- Directed by: Shi Hui
- Written by: Zhang Junxiang
- Starring: Cai Yuanyuan
- Cinematography: Luo Congzhou
- Production company: Shanghai Film Studio
- Release date: 1954;
- Running time: 70 minutes
- Country: China
- Language: Mandarin

= The Letter with Feathers =

1954 film

Letter with Feather (鷄毛信 (鸡毛信, Jī máo xìn, Chicken Feather Letter)) (also known as Urgent Letter) is a 1954 Chinese film directed by Shi Hui and written by the playwright and filmmaker, Zhang Junxiang. A war film that was targeted at children, Letter with Feather focuses on a young boy who, through his wits, delivers an important message to the 8th Route Army while evading Imperial Japanese forces during the Second Sino-Japanese War.

==Plot==
Haiwa (Cao Yuanyuan) is a twelve-year-old boy and the son of a guerrilla leader. One day, he is entrusted with urgent dispatch that must be brought to the Communist Eighth Route Army, which is fighting the Imperial Japanese Army in northeast China. The letter is marked with three feathers, indicating its importance.
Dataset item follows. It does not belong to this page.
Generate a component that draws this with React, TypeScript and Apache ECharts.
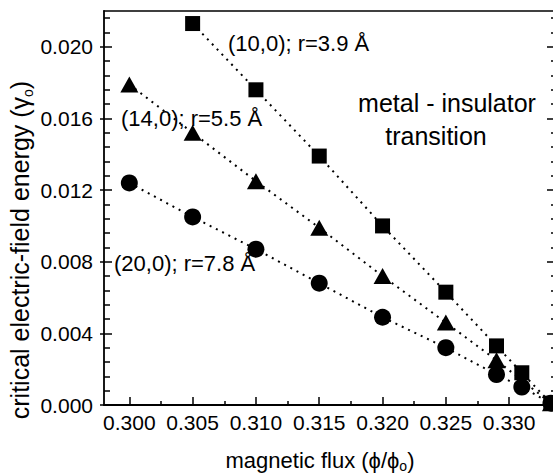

He embarks on his mission but must avoid the many Japanese patrols. At one point, he is forced to hide the dispatch under a sheep while posing as a shepherd. Later, he is captured by the Japanese who force him to act as a guide and scout. Using his wits, he leads the Japanese forces into an ambush, where they are killed and he is rescued. Delivering the important letter, the Communist army is able to use the information contained therein to capture a Japanese commander.

==Reception==
Letter with Feather was extremely popular in China, with its message of patriotism to children. Indeed, it was one of a handful of films made before 1966 that was widely available during the Cultural Revolution.

Abroad, the film was also well received, winning a Best Film Award at the Edinburgh International Film Festival in 1955.